O tym, że iPhone 4s to świetna propozycja dla osób, które chcą rozpocząć za stosunkowo niewielką cenę swoją przygodę z urządzeniami mobilnymi Apple pisałem kilka tygodni temu. Potwierdza to Charlie Wolf, analityk z firmy Needham & Company, który w nocie do inwestorów zwrócił uwagę na świetne wyniki tego modelu.

iPhone 4s, którego premiera miała miejsce już stosunkowo dawno, bo ponad 2,5 roku temu, mógł przynieść Apple nawet 10 milionów nowych użytkowników. Zdaniem Charliego Wolfa w pierwszym kwartale bieżącego roku kalendarzowego udział tego urządzenia w ogólnej sprzedaży znajdujących się obecnie w ofercie iPhone'ów miał wnieść 25%. Udział iPhone'a 5c ocenia on na jedynie 4%. Zdecydowanym królem pozostawać ma iPhone 5s, którego udział szacuje jest na 71%.

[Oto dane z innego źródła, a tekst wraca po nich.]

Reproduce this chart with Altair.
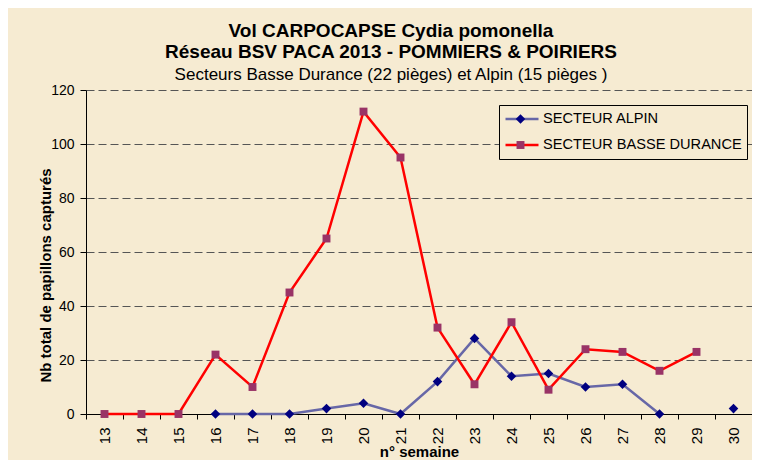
import altair as alt
import pandas as pd

# ---- data ----
weeks = list(range(13, 31))
alpin = [None, None, None, 0, 0, 0, 2, 4, 0, 12, 28, 14, 15, 10, 11, 0, None, 2]
basse_durance = [0, 0, 0, 22, 10, 45, 65, 112, 95, 32, 11, 34, 9, 24, 23, 16, 23, None]
series_names = ["SECTEUR ALPIN", "SECTEUR BASSE DURANCE"]
y_ticks = [0, 20, 40, 60, 80, 100, 120]

# ---- styles ----
line_colors = ["#6767A7", "#FF0000"]
marker_colors = ["#000080", "#993366"]
marker_paths = ["M0,-0.29L0.29,0L0,0.29L-0.29,0Z", "M-0.24,-0.24H0.24V0.24H-0.24Z"]
FONT = "Liberation Sans"
BG = "#F6EBD2"

rows = []
for name, vals in zip(series_names, [alpin, basse_durance]):
    for w, v in zip(weeks, vals):
        rows.append({"semaine": w, "nb": v, "secteur": name, "secteur_pt": name})
df = pd.DataFrame(rows)

x_enc = alt.X(
    "semaine:O",
    bandPosition=0.5,
    scale=alt.Scale(type="band", domain=weeks, paddingInner=0, paddingOuter=0),
    axis=alt.Axis(
        title="n° semaine", titleFontSize=15, titleFontWeight="bold", titleColor="black",
        titlePadding=1,
        labelAngle=-90, labelFontSize=15, labelColor="black", labelPadding=8,
        tickBand="extent", tickSize=5, tickColor="black", domainColor="black",
        grid=False,
    ),
)
y_enc = alt.Y(
    "nb:Q",
    scale=alt.Scale(domain=[0, 120], nice=False),
    axis=alt.Axis(
        values=y_ticks, title="Nb total de papillons capturés",
        titleFontSize=15, titleFontWeight="bold", titleColor="black",
        titleX=-33, titleY=185,
        labelFontSize=14, labelColor="black", labelPadding=6,
        tickSize=6, tickColor="black", domainColor="black",
        grid=True, gridDash=[8, 4], gridColor="#555555", gridWidth=1,
    ),
)

legend_common = dict(
    title=None, orient="none", legendX=413, legendY=15,
    symbolSize=1089, clipHeight=18, rowPadding=8, padding=5,
    labelFontSize=14.6, labelFont=FONT, labelColor="black", labelLimit=320, labelOffset=3,
)

# line legend (explicit domain) and marker legend (data domain) stay separate
# and are drawn on top of each other
lines = alt.Chart(df).mark_line(strokeWidth=2.5, invalid="break-paths-show-domains").encode(
    x=x_enc,
    y=y_enc,
    stroke=alt.Stroke(
        "secteur:N",
        scale=alt.Scale(domain=series_names, range=line_colors),
        legend=alt.Legend(symbolType="stroke", symbolStrokeWidth=2.5, strokeColor="black",
                          fillColor=BG, zindex=0, **legend_common),
    ),
)

pt_legend = alt.Legend(symbolStrokeWidth=0, labelExpr="''", zindex=1, **legend_common)
points = alt.Chart(df).mark_point(filled=True, size=1089, opacity=1, strokeWidth=0).encode(
    x=x_enc,
    y=y_enc,
    fill=alt.Fill("secteur_pt:N", scale=alt.Scale(range=marker_colors), legend=pt_legend),
    shape=alt.Shape("secteur_pt:N", scale=alt.Scale(range=marker_paths), legend=pt_legend),
)

chart = alt.layer(lines, points).properties(
    width=666,
    height=324,
    autosize=alt.AutoSizeParams(type="none"),
    padding={"left": 78, "top": 82, "right": 0, "bottom": 46},
    background=BG,
    title=alt.TitleParams(
        text=["Vol  CARPOCAPSE Cydia pomonella", "Réseau BSV PACA 2013 - POMMIERS & POIRIERS"],
        subtitle="Secteurs Basse Durance (22 pièges) et Alpin (15 pièges )",
        font=FONT, fontSize=19, fontWeight="bold", color="black", lineHeight=21,
        subtitleFont=FONT, subtitleFontSize=17, subtitleColor="black", subtitlePadding=5,
        anchor="middle", frame="group", dx=-28, offset=0,
    ),
).configure(font=FONT).configure_view(strokeWidth=0)

chart.save("out.html", embed_options={"renderer": "svg", "actions": False})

Szacunki Wolfa mogą być bardzo bliskie rzeczywistości. Podczas ostatniej telekonferencji Apple nie podało co prawda dokładnych danych dotyczących sprzedaży iPhone'ów (poza ogólną liczbą 43,7 milionów sprzedanych sztuk), to jednak Tim Cook zwrócił uwagę na dobre wyniki sprzedaży tego urządzenia. Wspomniał też, że dla 85% kupujących jest to ich pierwszy iPhone. Na duży udział iPhone'a 4s w sprzedaży w minionym kwartale zwrócił uwagę Michał Masłowski w swojej analizie wyników finansowych Apple.

iPhone 4s dla wielu użytkowników wciąż pozostaje urządzeniem optymalnym.